WHAT TO PRODUCE: Only the lines from the start of the data through the line with "const nGroups = ieffLevels.length" belong in the copy. Restate them word for word, minus the pictures.

----------

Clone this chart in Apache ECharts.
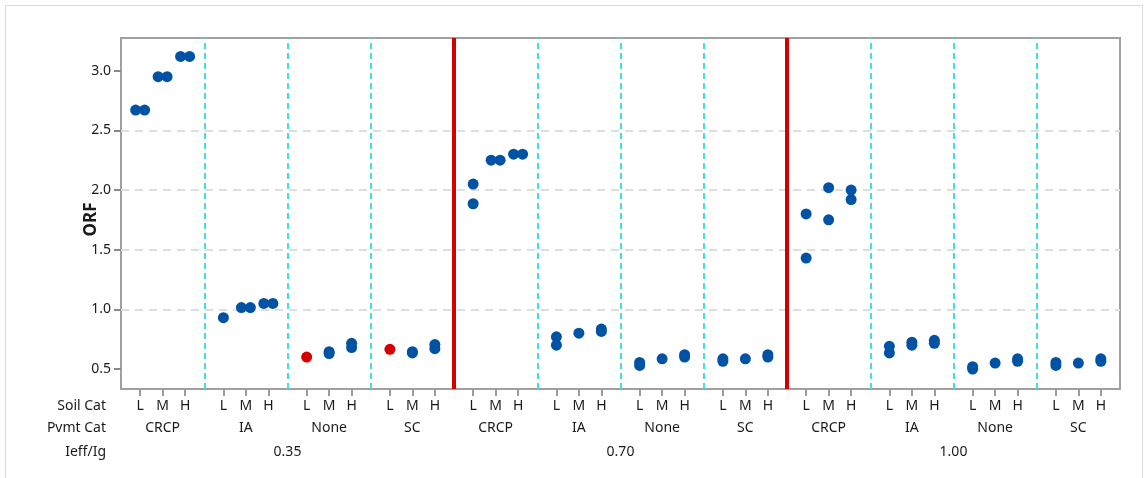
<!DOCTYPE html>
<html><head><meta charset="utf-8">
<script src="https://cdn.jsdelivr.net/npm/echarts@6/dist/echarts.min.js"></script>
<style>html,body{margin:0;padding:0;background:#fff}#c{width:1148px;height:478px}</style>
</head><body><div id="c"></div>
<script>
// ---- categories / tick labels ----
const ieffLevels = ['0.35', '0.70', '1.00'];
const pvmtCats = ['CRCP', 'IA', 'None', 'SC'];
const soilCats = ['L', 'M', 'H'];
const yTicks = [0.5, 1.0, 1.5, 2.0, 2.5, 3.0];
const yMin = 0.3325, yMax = 3.274;

// ---- ORF observations per cell: [L, M, H] ----
const orf035CRCP = [[2.67, 2.67], [2.95, 2.95], [3.12, 3.12]];
const orf035IA   = [[0.93], [1.015, 1.015], [1.05, 1.05]];
const orf035None = [[0.60], [0.645, 0.63], [0.715, 0.68]];
const orf035SC   = [[0.665], [0.645, 0.635], [0.705, 0.67]];
const orf070CRCP = [[2.05, 1.885], [2.25, 2.25], [2.30, 2.30]];
const orf070IA   = [[0.77, 0.70], [0.80], [0.835, 0.815]];
const orf070None = [[0.555, 0.53], [0.585], [0.62, 0.60]];
const orf070SC   = [[0.585, 0.565], [0.585], [0.62, 0.60]];
const orf100CRCP = [[1.80, 1.43], [2.02, 1.75], [2.00, 1.92]];
const orf100IA   = [[0.69, 0.635], [0.725, 0.70], [0.74, 0.715]];
const orf100None = [[0.52, 0.50], [0.55], [0.585, 0.565]];
const orf100SC   = [[0.555, 0.53], [0.55], [0.585, 0.565]];
// cells drawn in red
const highlighted = [['0.35', 'None', 'L'], ['0.35', 'SC', 'L']];

const cells = [orf035CRCP, orf035IA, orf035None, orf035SC,
               orf070CRCP, orf070IA, orf070None, orf070SC,
               orf100CRCP, orf100IA, orf100None, orf100SC];

// layout of the nested x scale (groups of width 1)
const soilPos = [0.23, 0.5, 0.77];
const jitter = 0.054;
const nGroups = ieffLevels.length * pvmtCats.length;

const blue = [], red = [];
cells.forEach((cell, g) => {
  const ieff = ieffLevels[Math.floor(g / pvmtCats.length)];
  const pvmt = pvmtCats[g % pvmtCats.length];
  cell.forEach((vals, s) => {
    const isRed = highlighted.some(h => h[0] === ieff && h[1] === pvmt && h[2] === soilCats[s]);
    vals.forEach((v, k) => {
      const same = vals.filter(u => Math.abs(u - v) < 0.005).length;
      let x = g + soilPos[s];
      if (same > 1) {
        const idx = vals.slice(0, k).filter(u => Math.abs(u - v) < 0.005).length;
        x += idx === 0 ? -jitter : jitter;
      }
      (isRed ? red : blue).push([x, v]);
    });
  });
});

const soilTickVals = [], pvmtTickVals = [], ieffTickVals = [];
for (let g = 0; g < nGroups; g++) {
  soilPos.forEach(p => soilTickVals.push(g + p));
  pvmtTickVals.push(g + 0.5);
}
ieffLevels.forEach((_, i) => ieffTickVals.push(i * pvmtCats.length + pvmtCats.length / 2));
const cyanDiv = [], redDiv = [];
for (let g = 1; g < nGroups; g++) {
  if (g % pvmtCats.length === 0) redDiv.push({xAxis: g}); else cyanDiv.push({xAxis: g});
}

const FONT = 'Noto Sans';
const TXT = '#1a1a1a';
const baseX = {
  type: 'value', min: 0, max: nGroups, position: 'bottom', gridIndex: 0,
  axisLine: {show: false}, splitLine: {show: false}
};
const nameStyle = {color: TXT, fontFamily: FONT, fontSize: 14};

const chart = echarts.init(document.getElementById('c'), null, {renderer: 'canvas'});
chart.setOption({
  animation: false,
  backgroundColor: '#fff',
  graphic: [{type: 'rect', shape: {x: 5.5, y: 5.5, width: 1137, height: 500},
    style: {fill: 'none', stroke: '#d9d9d9', lineWidth: 1}, silent: true, z: -10}],
  grid: {left: 121, right: 28, top: 38, bottom: 89, show: true, borderColor: '#a0a0a0', borderWidth: 2, backgroundColor: 'transparent'},
  xAxis: [
    Object.assign({}, baseX, {axisTick: {show: false}, axisLabel: {show: false}}),
    Object.assign({}, baseX, {
      axisTick: {show: true, length: 7, customValues: soilTickVals, lineStyle: {color: '#9a9a9a', width: 2}},
      axisLabel: {show: false}
    }),
    Object.assign({}, baseX, {
      offset: 17, axisTick: {show: false},
      axisLabel: {show: true, customValues: soilTickVals, margin: 0, verticalAlign: 'middle',
        color: TXT, fontFamily: FONT, fontSize: 14,
        formatter: v => soilCats[Math.round((v - Math.floor(v) - soilPos[0]) / (soilPos[1] - soilPos[0]))]},
      name: 'Soil Cat', nameLocation: 'start', nameGap: 15, nameTextStyle: nameStyle
    }),
    Object.assign({}, baseX, {
      offset: 39, axisTick: {show: false},
      axisLabel: {show: true, customValues: pvmtTickVals, margin: 0, verticalAlign: 'middle',
        color: TXT, fontFamily: FONT, fontSize: 14,
        formatter: v => pvmtCats[Math.floor(v) % pvmtCats.length]},
      name: 'Pvmt Cat', nameLocation: 'start', nameGap: 15, nameTextStyle: nameStyle
    }),
    Object.assign({}, baseX, {
      offset: 63, axisTick: {show: false},
      axisLabel: {show: true, customValues: ieffTickVals, margin: 0, verticalAlign: 'middle',
        color: TXT, fontFamily: FONT, fontSize: 14,
        formatter: v => ieffLevels[Math.floor(v / pvmtCats.length)]},
      name: 'Ieff/Ig', nameLocation: 'start', nameGap: 15, nameTextStyle: nameStyle
    })
  ],
  yAxis: {
    type: 'value', min: yMin, max: yMax,
    axisLine: {show: false},
    axisTick: {show: true, length: 7, customValues: yTicks, lineStyle: {color: '#8a8a8a', width: 2}},
    axisLabel: {customValues: yTicks, margin: 10, color: TXT, fontFamily: FONT, fontSize: 14,
      formatter: v => v.toFixed(1)},
    splitLine: {show: true, showMinLine: false, showMaxLine: false,
      lineStyle: {color: '#dedede', width: 2, type: [8, 6]}},
    name: 'ORF', nameLocation: 'middle', nameGap: 21, nameMoveOverlap: false,
    nameTextStyle: {color: TXT, fontFamily: FONT, fontSize: 17, fontWeight: 'bold', padding: [0, 12, 0, 0]}
  },
  series: [
    {type: 'scatter', data: [], xAxisIndex: 0, yAxisIndex: 0, silent: true, z: 2,
      markLine: {symbol: 'none', silent: true, label: {show: false},
        lineStyle: {color: '#40e0e0', width: 2, type: [6, 4]}, data: cyanDiv}},
    {type: 'scatter', data: [], xAxisIndex: 0, yAxisIndex: 0, silent: true, z: 3,
      markLine: {symbol: 'none', silent: true, label: {show: false},
        lineStyle: {color: '#d40000', width: 4, type: 'solid'}, data: redDiv}},
    {type: 'scatter', name: 'ORF', data: blue, xAxisIndex: 0, yAxisIndex: 0, z: 5,
      symbol: 'circle', symbolSize: 11, itemStyle: {color: '#0053a4', opacity: 1}},
    {type: 'scatter', name: 'ORF flagged', data: red, xAxisIndex: 0, yAxisIndex: 0, z: 5,
      symbol: 'circle', symbolSize: 11, itemStyle: {color: '#d40000', opacity: 1}}
  ]
});
</script></body></html>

----------

CORRECT ANSWER:
Clone this chart in Apache ECharts.
<!DOCTYPE html>
<html><head><meta charset="utf-8">
<script src="https://cdn.jsdelivr.net/npm/echarts@6/dist/echarts.min.js"></script>
<style>html,body{margin:0;padding:0;background:#fff}#c{width:1148px;height:478px}</style>
</head><body><div id="c"></div>
<script>
// ---- categories / tick labels ----
const ieffLevels = ['0.35', '0.70', '1.00'];
const pvmtCats = ['CRCP', 'IA', 'None', 'SC'];
const soilCats = ['L', 'M', 'H'];
const yTicks = [0.5, 1.0, 1.5, 2.0, 2.5, 3.0];
const yMin = 0.3325, yMax = 3.274;

// ---- ORF observations per cell: [L, M, H] ----
const orf035CRCP = [[2.67, 2.67], [2.95, 2.95], [3.12, 3.12]];
const orf035IA   = [[0.93], [1.015, 1.015], [1.05, 1.05]];
const orf035None = [[0.60], [0.645, 0.63], [0.715, 0.68]];
const orf035SC   = [[0.665], [0.645, 0.635], [0.705, 0.67]];
const orf070CRCP = [[2.05, 1.885], [2.25, 2.25], [2.30, 2.30]];
const orf070IA   = [[0.77, 0.70], [0.80], [0.835, 0.815]];
const orf070None = [[0.555, 0.53], [0.585], [0.62, 0.60]];
const orf070SC   = [[0.585, 0.565], [0.585], [0.62, 0.60]];
const orf100CRCP = [[1.80, 1.43], [2.02, 1.75], [2.00, 1.92]];
const orf100IA   = [[0.69, 0.635], [0.725, 0.70], [0.74, 0.715]];
const orf100None = [[0.52, 0.50], [0.55], [0.585, 0.565]];
const orf100SC   = [[0.555, 0.53], [0.55], [0.585, 0.565]];
// cells drawn in red
const highlighted = [['0.35', 'None', 'L'], ['0.35', 'SC', 'L']];

const cells = [orf035CRCP, orf035IA, orf035None, orf035SC,
               orf070CRCP, orf070IA, orf070None, orf070SC,
               orf100CRCP, orf100IA, orf100None, orf100SC];

// layout of the nested x scale (groups of width 1)
const soilPos = [0.23, 0.5, 0.77];
const jitter = 0.054;
const nGroups = ieffLevels.length * pvmtCats.length;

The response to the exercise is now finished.